Hidden in this broken body of the leper, Lazarus, the beggar, you find a human being who has touched the essence of his humanity, whereas many other people who are rich and powerful are hiding their humanity. They don’t really know who they are. They don’t really know that they are a little child crying out for love. Aristotle says something quite extraordinary. He says, “If you feel you are not loved, you seek to be admired.” That’s to say you want to be brilliant, you want power, you want to have people looking at you, but you don’t quite know who you are yourself.

Talbot: And fear. You write about fear in your book, “On Becoming Human.” You say that with tenderness there is no fear.

Vanier: There’s an incredible thing with tenderness. Tenderness today is something that has become quite sexualized. We don’t quite know what tenderness is. Tenderness is a mother holding her child, giving the child security, and by the way of holding the child revealing to the child that she is beautiful, that he is special. Tenderness is the nurse who removes the bandage when there is still a wound and does it so as not to hurt. So tenderness is not to hurt someone. In Isaiah it talks of the servant of the Lord who does not break the broken reed. To hold people tenderly is to reveal to them that they are precious and that they are important and they have value.

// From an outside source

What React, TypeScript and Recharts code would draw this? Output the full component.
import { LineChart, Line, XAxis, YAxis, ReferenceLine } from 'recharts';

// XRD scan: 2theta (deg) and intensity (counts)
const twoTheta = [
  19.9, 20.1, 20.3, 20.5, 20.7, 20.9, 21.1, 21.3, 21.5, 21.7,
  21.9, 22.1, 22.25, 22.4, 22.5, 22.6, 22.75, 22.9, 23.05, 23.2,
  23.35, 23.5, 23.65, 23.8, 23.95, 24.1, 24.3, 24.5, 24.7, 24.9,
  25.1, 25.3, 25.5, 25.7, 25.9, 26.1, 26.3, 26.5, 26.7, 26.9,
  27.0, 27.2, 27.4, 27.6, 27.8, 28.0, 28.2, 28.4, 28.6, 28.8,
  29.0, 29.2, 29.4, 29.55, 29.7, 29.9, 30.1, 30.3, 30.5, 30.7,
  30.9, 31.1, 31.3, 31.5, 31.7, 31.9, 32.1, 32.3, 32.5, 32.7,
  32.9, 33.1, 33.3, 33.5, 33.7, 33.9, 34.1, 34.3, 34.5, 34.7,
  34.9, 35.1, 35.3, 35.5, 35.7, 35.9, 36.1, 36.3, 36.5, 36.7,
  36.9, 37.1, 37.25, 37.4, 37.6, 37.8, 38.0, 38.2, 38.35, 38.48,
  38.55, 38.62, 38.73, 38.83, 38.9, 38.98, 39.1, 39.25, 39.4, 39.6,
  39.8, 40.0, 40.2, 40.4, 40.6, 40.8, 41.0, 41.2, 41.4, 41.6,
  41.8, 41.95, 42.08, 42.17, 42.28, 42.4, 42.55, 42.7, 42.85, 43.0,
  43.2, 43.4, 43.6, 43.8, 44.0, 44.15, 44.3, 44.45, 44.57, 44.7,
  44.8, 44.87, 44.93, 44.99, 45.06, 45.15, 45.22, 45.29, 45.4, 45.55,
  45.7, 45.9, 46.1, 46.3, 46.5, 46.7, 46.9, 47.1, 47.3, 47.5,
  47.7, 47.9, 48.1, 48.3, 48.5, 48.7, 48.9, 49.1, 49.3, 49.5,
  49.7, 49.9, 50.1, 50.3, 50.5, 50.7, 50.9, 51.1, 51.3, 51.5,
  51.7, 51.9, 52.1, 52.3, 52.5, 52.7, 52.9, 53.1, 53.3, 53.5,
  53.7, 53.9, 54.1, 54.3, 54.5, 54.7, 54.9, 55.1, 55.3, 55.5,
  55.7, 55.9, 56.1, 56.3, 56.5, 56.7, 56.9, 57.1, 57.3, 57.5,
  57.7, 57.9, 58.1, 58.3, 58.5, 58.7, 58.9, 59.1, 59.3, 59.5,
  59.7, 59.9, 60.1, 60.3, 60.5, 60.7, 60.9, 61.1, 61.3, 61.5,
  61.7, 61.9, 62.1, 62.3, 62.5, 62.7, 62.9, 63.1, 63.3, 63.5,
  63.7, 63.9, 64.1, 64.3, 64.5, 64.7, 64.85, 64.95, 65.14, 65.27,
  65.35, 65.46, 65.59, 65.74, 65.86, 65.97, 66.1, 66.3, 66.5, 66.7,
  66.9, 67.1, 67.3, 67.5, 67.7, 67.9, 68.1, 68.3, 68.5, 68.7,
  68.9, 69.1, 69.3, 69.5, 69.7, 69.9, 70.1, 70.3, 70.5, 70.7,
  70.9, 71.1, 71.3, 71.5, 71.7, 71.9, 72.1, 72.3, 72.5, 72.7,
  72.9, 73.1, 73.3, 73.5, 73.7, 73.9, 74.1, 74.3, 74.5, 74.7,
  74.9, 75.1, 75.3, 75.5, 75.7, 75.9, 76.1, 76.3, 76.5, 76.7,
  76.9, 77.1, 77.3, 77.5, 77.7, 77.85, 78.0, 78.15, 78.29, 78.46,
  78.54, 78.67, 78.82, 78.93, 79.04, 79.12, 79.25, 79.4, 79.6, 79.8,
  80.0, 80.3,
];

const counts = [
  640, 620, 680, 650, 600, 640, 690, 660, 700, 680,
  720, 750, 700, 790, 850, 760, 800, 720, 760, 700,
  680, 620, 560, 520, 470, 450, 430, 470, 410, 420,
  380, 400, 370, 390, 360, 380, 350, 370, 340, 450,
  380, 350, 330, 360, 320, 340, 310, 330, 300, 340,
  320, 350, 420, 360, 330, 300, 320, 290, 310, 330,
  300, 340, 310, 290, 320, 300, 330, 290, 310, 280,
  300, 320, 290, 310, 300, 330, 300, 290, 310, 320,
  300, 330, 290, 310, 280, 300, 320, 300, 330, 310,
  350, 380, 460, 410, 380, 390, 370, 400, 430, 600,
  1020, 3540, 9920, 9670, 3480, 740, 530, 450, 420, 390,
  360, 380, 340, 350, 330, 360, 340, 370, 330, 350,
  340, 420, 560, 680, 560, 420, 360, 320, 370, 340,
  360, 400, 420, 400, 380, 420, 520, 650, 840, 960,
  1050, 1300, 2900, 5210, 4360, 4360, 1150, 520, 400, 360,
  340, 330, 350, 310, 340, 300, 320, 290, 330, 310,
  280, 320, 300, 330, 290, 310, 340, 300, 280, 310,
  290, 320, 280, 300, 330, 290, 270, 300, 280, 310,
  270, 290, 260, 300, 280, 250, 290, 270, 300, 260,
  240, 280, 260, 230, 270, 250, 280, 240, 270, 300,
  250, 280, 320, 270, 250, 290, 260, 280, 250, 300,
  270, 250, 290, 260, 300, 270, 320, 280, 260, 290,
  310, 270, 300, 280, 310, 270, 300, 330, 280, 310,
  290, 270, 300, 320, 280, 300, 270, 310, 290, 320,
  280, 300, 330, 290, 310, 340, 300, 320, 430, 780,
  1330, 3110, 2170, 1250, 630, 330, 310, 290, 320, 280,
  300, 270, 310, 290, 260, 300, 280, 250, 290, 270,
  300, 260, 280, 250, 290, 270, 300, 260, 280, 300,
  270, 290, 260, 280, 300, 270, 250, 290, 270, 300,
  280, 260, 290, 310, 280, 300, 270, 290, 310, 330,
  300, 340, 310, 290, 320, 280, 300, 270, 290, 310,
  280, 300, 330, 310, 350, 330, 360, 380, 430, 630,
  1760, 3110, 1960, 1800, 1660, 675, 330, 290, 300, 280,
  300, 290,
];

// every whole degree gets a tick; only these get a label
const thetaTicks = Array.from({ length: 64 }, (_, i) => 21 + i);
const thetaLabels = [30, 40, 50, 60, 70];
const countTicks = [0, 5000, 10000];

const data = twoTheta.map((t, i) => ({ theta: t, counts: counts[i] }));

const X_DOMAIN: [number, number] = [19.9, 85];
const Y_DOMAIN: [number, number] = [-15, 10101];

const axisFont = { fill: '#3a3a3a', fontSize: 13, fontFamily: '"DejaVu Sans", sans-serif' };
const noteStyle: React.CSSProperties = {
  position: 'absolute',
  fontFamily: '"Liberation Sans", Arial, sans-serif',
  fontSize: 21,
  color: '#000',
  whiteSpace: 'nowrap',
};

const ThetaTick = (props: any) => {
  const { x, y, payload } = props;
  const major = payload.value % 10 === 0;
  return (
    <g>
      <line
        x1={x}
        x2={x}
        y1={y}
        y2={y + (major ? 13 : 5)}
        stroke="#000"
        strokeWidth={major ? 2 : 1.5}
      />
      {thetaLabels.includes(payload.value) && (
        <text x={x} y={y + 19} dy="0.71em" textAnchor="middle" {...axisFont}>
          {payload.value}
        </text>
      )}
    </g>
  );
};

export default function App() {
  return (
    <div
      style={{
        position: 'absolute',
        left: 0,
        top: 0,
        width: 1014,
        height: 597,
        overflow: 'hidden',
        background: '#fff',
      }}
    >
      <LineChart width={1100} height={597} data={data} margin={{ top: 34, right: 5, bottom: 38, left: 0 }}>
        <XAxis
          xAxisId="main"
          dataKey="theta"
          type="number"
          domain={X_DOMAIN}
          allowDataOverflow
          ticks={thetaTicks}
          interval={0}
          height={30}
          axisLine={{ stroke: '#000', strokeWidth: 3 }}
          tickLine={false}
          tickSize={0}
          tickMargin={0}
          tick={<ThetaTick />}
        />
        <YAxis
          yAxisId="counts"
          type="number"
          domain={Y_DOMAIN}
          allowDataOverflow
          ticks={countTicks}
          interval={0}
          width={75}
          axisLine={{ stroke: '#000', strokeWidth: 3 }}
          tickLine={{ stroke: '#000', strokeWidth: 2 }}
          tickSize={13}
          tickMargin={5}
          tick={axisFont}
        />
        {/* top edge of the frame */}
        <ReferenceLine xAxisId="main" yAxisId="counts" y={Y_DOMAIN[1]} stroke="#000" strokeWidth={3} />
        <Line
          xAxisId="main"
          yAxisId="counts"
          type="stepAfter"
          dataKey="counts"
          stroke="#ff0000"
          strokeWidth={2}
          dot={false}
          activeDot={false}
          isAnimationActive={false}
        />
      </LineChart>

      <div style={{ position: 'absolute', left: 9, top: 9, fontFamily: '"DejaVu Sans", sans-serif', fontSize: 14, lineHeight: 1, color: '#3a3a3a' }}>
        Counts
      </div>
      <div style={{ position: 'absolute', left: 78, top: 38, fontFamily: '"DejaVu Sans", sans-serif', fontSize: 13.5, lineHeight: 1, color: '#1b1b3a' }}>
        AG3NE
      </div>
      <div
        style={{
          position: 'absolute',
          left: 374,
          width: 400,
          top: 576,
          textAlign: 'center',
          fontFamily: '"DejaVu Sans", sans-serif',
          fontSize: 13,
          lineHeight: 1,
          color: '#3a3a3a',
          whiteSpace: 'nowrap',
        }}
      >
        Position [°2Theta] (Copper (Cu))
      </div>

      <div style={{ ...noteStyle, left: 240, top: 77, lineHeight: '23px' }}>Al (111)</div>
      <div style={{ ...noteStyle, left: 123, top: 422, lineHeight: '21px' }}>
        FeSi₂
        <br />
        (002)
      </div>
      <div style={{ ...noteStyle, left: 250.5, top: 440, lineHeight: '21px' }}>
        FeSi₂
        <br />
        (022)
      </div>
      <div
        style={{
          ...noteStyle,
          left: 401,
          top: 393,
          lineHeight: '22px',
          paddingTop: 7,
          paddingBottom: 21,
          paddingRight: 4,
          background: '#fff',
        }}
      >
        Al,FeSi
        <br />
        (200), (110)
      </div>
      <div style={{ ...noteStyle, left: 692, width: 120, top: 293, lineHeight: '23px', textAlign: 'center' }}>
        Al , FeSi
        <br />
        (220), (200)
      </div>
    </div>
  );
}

See, in our world there are a lot of very broken people. The Lazaruses are there. There are a lot of Lazaruses who might be big business men, but Lazarus is inside of them. They’re frightened. They’re angry. They’re competitive. They don’t know quite who they are. There is a lot of dirt inside of them and they, too, need to be touched tenderly, to be listened to. I mean everybody is hurting. Lots of people are lonely. They’re working through broken marriages. They need tenderness, which is somewhere somebody saying, “You are precious. You’re important and I understand what you’re living.”

Talbot: So in the process from loneliness through belonging, from exclusive to inclusive, you talk about the path to freedom and you talk about the seven steps on that path. Can you share those?

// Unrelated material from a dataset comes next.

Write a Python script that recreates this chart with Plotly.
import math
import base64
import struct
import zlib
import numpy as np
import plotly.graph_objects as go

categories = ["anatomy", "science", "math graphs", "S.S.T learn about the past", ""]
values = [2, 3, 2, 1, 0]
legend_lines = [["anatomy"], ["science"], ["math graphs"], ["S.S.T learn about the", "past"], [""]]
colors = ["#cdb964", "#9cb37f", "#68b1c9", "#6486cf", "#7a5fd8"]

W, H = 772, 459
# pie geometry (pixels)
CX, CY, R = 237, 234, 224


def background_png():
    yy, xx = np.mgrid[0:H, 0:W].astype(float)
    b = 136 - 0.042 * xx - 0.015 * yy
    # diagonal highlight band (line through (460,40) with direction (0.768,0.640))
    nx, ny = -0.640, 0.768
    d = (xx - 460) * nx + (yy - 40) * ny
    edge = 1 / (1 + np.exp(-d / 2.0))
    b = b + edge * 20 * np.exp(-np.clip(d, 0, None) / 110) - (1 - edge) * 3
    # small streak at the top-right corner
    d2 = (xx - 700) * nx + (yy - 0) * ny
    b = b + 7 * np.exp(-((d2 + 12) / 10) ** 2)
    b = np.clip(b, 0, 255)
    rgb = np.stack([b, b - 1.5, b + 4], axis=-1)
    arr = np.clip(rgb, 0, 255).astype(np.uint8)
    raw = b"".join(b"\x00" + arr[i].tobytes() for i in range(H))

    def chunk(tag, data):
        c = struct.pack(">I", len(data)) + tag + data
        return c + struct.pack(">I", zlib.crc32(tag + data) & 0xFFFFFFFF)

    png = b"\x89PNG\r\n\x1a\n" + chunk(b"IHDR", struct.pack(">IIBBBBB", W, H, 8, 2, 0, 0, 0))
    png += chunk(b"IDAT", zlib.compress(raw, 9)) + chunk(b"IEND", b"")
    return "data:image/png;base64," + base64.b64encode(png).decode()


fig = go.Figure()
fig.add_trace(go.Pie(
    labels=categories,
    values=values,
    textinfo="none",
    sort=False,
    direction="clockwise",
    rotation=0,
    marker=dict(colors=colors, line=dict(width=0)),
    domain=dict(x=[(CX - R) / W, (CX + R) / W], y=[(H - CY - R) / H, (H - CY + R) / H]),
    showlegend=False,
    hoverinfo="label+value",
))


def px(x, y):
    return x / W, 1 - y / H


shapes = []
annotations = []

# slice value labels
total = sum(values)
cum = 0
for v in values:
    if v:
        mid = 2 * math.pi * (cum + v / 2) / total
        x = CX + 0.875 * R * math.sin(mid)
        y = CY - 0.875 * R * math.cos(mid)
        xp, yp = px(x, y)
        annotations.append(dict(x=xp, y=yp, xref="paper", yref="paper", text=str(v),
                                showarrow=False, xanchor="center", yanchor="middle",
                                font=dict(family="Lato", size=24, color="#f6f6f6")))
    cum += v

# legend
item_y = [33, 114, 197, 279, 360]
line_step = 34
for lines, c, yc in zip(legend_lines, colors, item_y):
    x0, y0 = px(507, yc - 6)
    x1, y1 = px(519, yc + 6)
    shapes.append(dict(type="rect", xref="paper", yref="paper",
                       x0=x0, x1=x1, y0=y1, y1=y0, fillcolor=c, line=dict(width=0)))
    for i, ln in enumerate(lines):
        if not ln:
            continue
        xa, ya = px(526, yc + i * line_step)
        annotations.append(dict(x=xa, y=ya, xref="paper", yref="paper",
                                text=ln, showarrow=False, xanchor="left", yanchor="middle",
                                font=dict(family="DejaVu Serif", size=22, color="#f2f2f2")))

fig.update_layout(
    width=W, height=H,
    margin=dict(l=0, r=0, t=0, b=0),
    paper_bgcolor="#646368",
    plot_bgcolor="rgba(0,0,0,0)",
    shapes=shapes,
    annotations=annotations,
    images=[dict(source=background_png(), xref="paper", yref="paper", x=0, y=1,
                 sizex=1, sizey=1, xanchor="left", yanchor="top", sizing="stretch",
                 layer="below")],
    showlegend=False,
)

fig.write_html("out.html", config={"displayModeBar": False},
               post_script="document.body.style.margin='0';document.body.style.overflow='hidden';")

Vanier: Yes. You see first of all, to desire to be free we have to be conscious that we are not free and that we are caught up in compulsions for power, that we are built up on fear, that we have terrible prejudices. So, the very first thing is a consciousness that I’m not free, that I am shackled to the eyes of people. I want to be what other people want me to be. So this is the beginning. As we begin to know ourselves, a desire can rise up because we’ve met somebody who is free, or maybe in a moment of prayer. It could come as we look at nature. Something rises up within us and in that path of freedom, we need help. We need somebody who is going to walk with us.

Talbot: And you say it is often the disabled who are free and who are our teachers.

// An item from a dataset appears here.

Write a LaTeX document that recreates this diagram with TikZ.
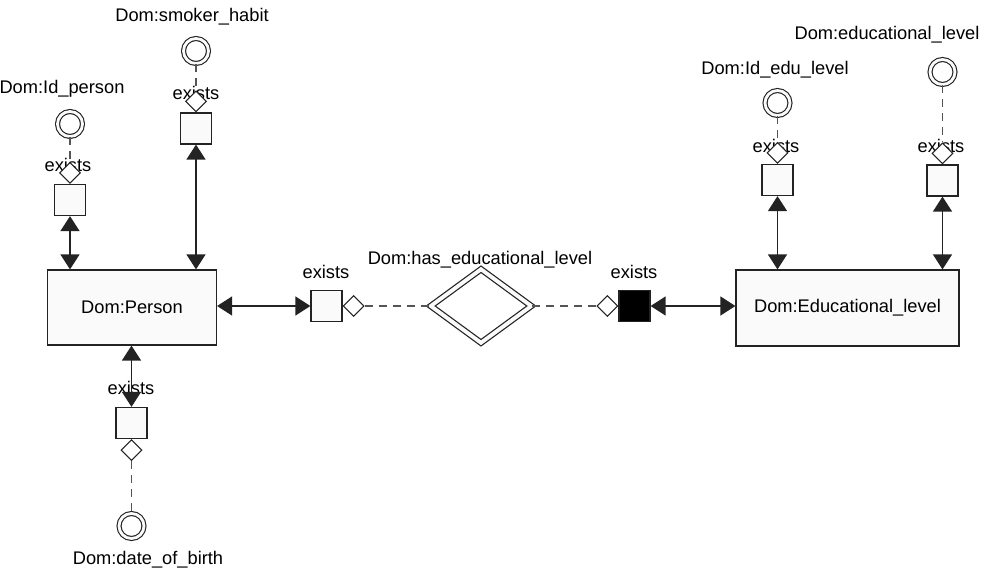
\documentclass[tikz,border=0pt]{standalone}
\usepackage{fontspec}
\setmainfont{Liberation Sans}
\usetikzlibrary{positioning, arrows.meta, shapes.geometric}
\definecolor{lineDark}{RGB}{35, 35, 35}
\definecolor{lineGray}{RGB}{85, 85, 85}
\definecolor{boxFill}{RGB}{250, 250, 250}

\begin{document}
\begin{tikzpicture}[x=0.02cm, y=-0.02cm, font=\fontsize{10.4}{12}\selectfont,
  entity/.style={draw=lineDark, fill=boxFill, line width=0.7pt, inner sep=0pt},
  rolebox/.style={draw=lineDark, fill=boxFill, line width=0.7pt, minimum size=0.62cm, inner sep=0pt},
  rolefull/.style={rolebox, fill=black},
  joint/.style={diamond, draw=lineDark, fill=white, line width=0.6pt, minimum size=0.42cm, inner sep=0pt},
  valnode/.style={circle, draw=lineDark, double=boxFill, double distance=1.6pt, line width=0.65pt, minimum size=0.5cm, inner sep=0pt},
  relnode/.style={diamond, draw=lineDark, double=boxFill, double distance=2.2pt, line width=0.7pt, minimum width=2.02cm, minimum height=1.48cm, inner sep=0pt},
  link/.style={{Triangle[length=0.3cm, width=0.38cm]}-{Triangle[length=0.3cm, width=0.38cm]}, draw=lineDark, line width=0.7pt},
  optlink/.style={draw=lineGray, dash pattern=on 0.16cm off 0.12cm, line width=0.7pt},
  lbl/.style={text=black, inner sep=0pt}]
  \useasboundingbox (0, 0) rectangle (988, 574);

  % labels first, so the small diamonds lie over them
  \node[lbl] (tIdP) at (62, 89) {Dom:Id\_person};
  \node[lbl] (tSmk) at (192, 17) {Dom:smoker\_habit};
  \node[lbl] (tDob) at (148, 560) {Dom:date\_of\_birth};
  \node[lbl] (tRel) at (480, 260) {Dom:has\_educational\_level};
  \node[lbl] (tIdE) at (775, 70) {Dom:Id\_edu\_level};
  \node[lbl] (tEdl) at (887, 35) {Dom:educational\_level};
  \node[lbl] (xIdP) at (68, 165) {exists};
  \node[lbl] (xSmk) at (196, 93) {exists};
  \node[lbl] (xDob) at (131, 388) {exists};
  \node[lbl] (xHas) at (326, 272) {exists};
  \node[lbl] (xEdu) at (634, 272) {exists};
  \node[lbl] (xIdE) at (776, 146) {exists};
  \node[lbl] (xEdl) at (941, 146) {exists};

  % entities
  \node[entity, minimum width=3.38cm, minimum height=1.5cm] (person) at (132, 307.5) {Dom:Person};
  \node[entity, minimum width=4.46cm, minimum height=1.52cm] (edu) at (847.5, 308) {Dom:Educational\_level};

  % roles
  \node[rolebox] (rIdP) at (70, 200) {};
  \node[rolebox] (rSmk) at (196, 128.5) {};
  \node[rolebox] (rDob) at (131.5, 423) {};
  \node[rolebox] (rHas) at (326.5, 306) {};
  \node[rolefull] (rEdu) at (634.5, 306) {};
  \node[rolebox] (rIdE) at (777.5, 180) {};
  \node[rolebox] (rEdl) at (942.5, 180.5) {};

  \node[joint, above=0pt of rIdP] (jIdP) {};
  \node[joint, above=0pt of rSmk] (jSmk) {};
  \node[joint, below=0pt of rDob] (jDob) {};
  \node[joint, right=0pt of rHas] (jHas) {};
  \node[joint, left=0pt of rEdu] (jEdu) {};
  \node[joint, above=0pt of rIdE] (jIdE) {};
  \node[joint, above=0pt of rEdl] (jEdl) {};

  % value domains
  \node[valnode] (vIdP) at (70, 124) {};
  \node[valnode] (vSmk) at (196, 51) {};
  \node[valnode] (vDob) at (131.5, 526) {};
  \node[valnode] (vIdE) at (777.5, 103) {};
  \node[valnode] (vEdl) at (942.5, 72) {};

  \node[relnode] (rel) at (481, 306) {};

  % connectors
  \draw[link] (rIdP.south) -- (rIdP.south |- person.north);
  \draw[link] (rSmk.south) -- (rSmk.south |- person.north);
  \draw[link] (rDob.north |- person.south) -- (rDob.north);
  \draw[link] (person.east |- rHas.west) -- (rHas.west);
  \draw[link] (rEdu.east) -- (rEdu.east -| edu.west);
  \draw[link] (rIdE.south) -- (rIdE.south |- edu.north);
  \draw[link] (rEdl.south) -- (rEdl.south |- edu.north);

  \draw[optlink] (vIdP) -- (jIdP);
  \draw[optlink] (vSmk) -- (jSmk);
  \draw[optlink] (jDob) -- (vDob);
  \draw[optlink] (jHas) -- (rel);
  \draw[optlink] (rel) -- (jEdu);
  \draw[optlink] (vIdE) -- (jIdE);
  \draw[optlink] (vEdl) -- (jEdl);
\end{tikzpicture}
\end{document}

Vanier: People with disabilities are incredible because they are not caught by conventions. I remember a whole group of us went to Rome and we were to meet the Pope. Fabio, who has quite a severe handicap but can walk, sat on the throne of the Pope. He was sitting like that, quite happy, and everybody was wondering what was going to happen. But he was free! I would never have dared to go and sit on the throne of the Pope, but he had that freedom from convention because we are caught up in what will people think of us. That’s not their problem. Their problem is, “Do you love me?” So they are caught up in something else, which is something which is coming from the very depths of their being. They call people to trust, and they themselves trust, and they are calling us all into a relationship of mutuality.

Talbot: And a relationship of compassion. Pope John Paul has called your ministry of L’Arche a dynamic and providential sign of the civilization of love. Jean Vanier you are changing the world one heart at a time. We thank you so much for this visit.